Overcoming the Tyranny of the Principle of Non-Interference: A Critique View with Reference to Various Cases

Author(s): Sandeep Ojha, Shubha, Sanyo Moosa

“Of all tyrannies a country can suffer the worst is the tyranny of the majority”- William Inge. The Act came into force on 12 September 2013 and altered and reshaped the spectrum of the contemporary company law regime entirely. It also filled the several cavities that bedevilled the Companies Act, 1956. Akin to most democracies, the corporate world is also subject to the majority rule. However, this shareholder democracy becomes a curse when it gets transformed into majority tyranny. Many a times, the views and interests of the minority shareholders are overlooked owing to the majority-influenced decision making. This paves way for the suppression of the minority and the “squeezing out” of the minority from the decision-making process and, ultimately, from the company. The Companies Act, 2013 can be perceived as a turning point in the majority-minority strife. A detailed evaluation of the provisions of the Act elucidates that the legislative intent behind this enactment is to safeguard the minority interests thoroughly and exhaustively.
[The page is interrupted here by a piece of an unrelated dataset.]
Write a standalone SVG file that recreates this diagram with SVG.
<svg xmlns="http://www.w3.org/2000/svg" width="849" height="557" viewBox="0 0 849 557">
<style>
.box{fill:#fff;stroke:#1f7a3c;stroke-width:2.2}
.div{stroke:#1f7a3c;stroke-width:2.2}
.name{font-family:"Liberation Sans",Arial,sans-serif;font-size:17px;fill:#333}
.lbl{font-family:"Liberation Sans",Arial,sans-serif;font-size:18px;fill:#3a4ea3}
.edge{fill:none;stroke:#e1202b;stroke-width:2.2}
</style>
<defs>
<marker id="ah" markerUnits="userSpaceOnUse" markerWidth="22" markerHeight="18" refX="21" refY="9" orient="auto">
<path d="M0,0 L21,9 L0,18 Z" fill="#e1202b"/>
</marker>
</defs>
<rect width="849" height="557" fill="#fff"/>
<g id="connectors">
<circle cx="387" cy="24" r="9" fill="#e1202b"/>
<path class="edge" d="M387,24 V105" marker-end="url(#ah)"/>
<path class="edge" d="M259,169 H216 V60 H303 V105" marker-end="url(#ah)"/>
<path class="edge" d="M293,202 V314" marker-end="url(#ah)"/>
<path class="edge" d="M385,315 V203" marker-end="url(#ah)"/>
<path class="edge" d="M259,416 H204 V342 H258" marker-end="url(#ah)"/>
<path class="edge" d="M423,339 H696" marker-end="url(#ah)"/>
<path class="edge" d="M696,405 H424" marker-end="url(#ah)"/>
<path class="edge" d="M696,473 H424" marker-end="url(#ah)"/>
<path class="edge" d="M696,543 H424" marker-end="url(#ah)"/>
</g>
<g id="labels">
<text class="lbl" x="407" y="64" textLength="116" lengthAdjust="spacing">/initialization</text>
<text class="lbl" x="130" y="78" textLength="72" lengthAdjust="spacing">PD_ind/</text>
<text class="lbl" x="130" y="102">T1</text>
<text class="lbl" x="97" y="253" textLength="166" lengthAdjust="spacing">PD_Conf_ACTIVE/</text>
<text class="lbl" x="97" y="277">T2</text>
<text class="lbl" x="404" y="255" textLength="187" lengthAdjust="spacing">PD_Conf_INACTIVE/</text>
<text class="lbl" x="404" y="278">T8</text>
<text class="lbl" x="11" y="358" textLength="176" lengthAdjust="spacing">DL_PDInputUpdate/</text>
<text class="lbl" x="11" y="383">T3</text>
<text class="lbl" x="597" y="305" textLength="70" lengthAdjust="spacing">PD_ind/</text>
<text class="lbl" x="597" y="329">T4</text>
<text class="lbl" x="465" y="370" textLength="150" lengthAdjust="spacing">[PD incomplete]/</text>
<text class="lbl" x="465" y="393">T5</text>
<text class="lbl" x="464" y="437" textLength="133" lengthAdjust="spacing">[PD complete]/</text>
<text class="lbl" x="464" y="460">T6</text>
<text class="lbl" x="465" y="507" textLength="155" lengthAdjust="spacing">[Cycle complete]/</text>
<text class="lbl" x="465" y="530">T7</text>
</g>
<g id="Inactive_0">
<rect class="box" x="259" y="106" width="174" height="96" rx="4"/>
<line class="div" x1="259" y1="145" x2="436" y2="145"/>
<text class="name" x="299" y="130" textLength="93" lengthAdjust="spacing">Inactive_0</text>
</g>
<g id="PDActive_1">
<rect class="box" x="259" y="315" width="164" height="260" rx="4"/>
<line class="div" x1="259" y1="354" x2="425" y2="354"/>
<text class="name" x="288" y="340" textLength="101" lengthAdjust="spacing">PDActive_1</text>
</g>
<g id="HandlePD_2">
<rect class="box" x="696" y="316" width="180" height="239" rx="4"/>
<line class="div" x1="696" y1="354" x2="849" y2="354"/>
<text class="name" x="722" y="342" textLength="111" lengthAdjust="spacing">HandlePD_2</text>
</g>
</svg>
These provisions have given rise to the “minority rule” that overcomes the historical tyranny of the “majority rule” and the “principle of non-interference”. This research paper cruises through various statutory provisions and judicial pronouncements and finally culminates in the conclusive analysis of how the introduction of minority rule is a promising move in the direction of establishing a corporate governance framework that guarantees equal and fair treatment of all the shareholders.